Discrete MB Agent
- class or_suite.agents.rl.discrete_mb.DiscreteMB(action_space, state_space, epLen, scaling, alpha, flag)[source]
Uniform model-based algorithm implemented for MultiDiscrete enviroments and actions using the metric induces by the l_inf norm
- epLen
(int) number of steps per episode
- scaling
(float) scaling parameter for confidence intervals
- action_space
(MultiDiscrete) the action space
- state_space
(MultiDiscrete) the state space
- action_size
(list) representing the size of the action sapce
- state_size
(list) representing the size of the state sapce
- alpha
(float) parameter for prior on transition kernel
- flag
(bool) for whether to do full step updates or not
- matrix_dim
(tuple) a concatenation of epLen, state_size, and action_size used to create the estimate arrays of the appropriate size
- qVals
(list) The Q-value estimates for each episode, state, action tuple
- num_visits
(list) The number of times that each episode, state, action tuple has been visited
- vVals
(list) The value function values for every step, state pair
- rEst
(list) Estimates of the reward for a step, state, action tuple
- pEst
(list) Estimates of the number of times that each step, state, action, new_state tuple is considered
- __init__(action_space, state_space, epLen, scaling, alpha, flag)[source]

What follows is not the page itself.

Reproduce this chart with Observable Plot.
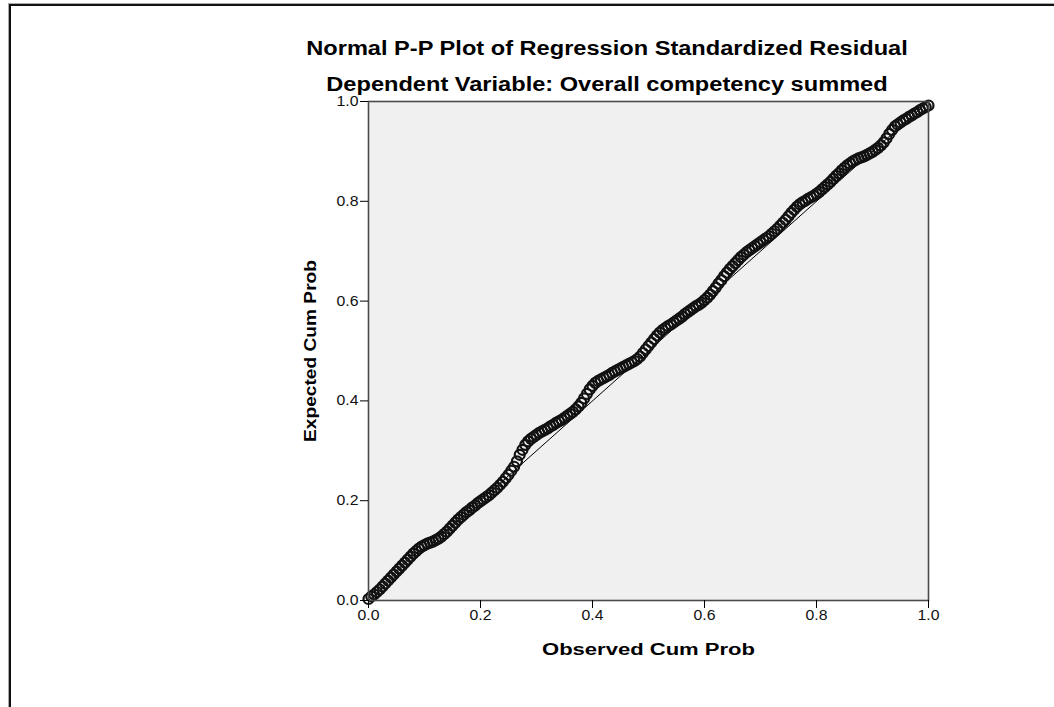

Initialize self. See help(type(self)) for accurate signature.
- pick_action(state, step)[source]
Select action according to a greedy policy
- Parameters
state – int - current state
step – int - timestep within episode
- Returns
action
- Return type
list
- update_obs(obs, action, reward, newObs, timestep, info)[source]
Add observation to records
- Parameters
obs – (list) The current state
action – (list) The action taken
reward – (int) The calculated reward
newObs – (list) The next observed state
timestep – (int) The current timestep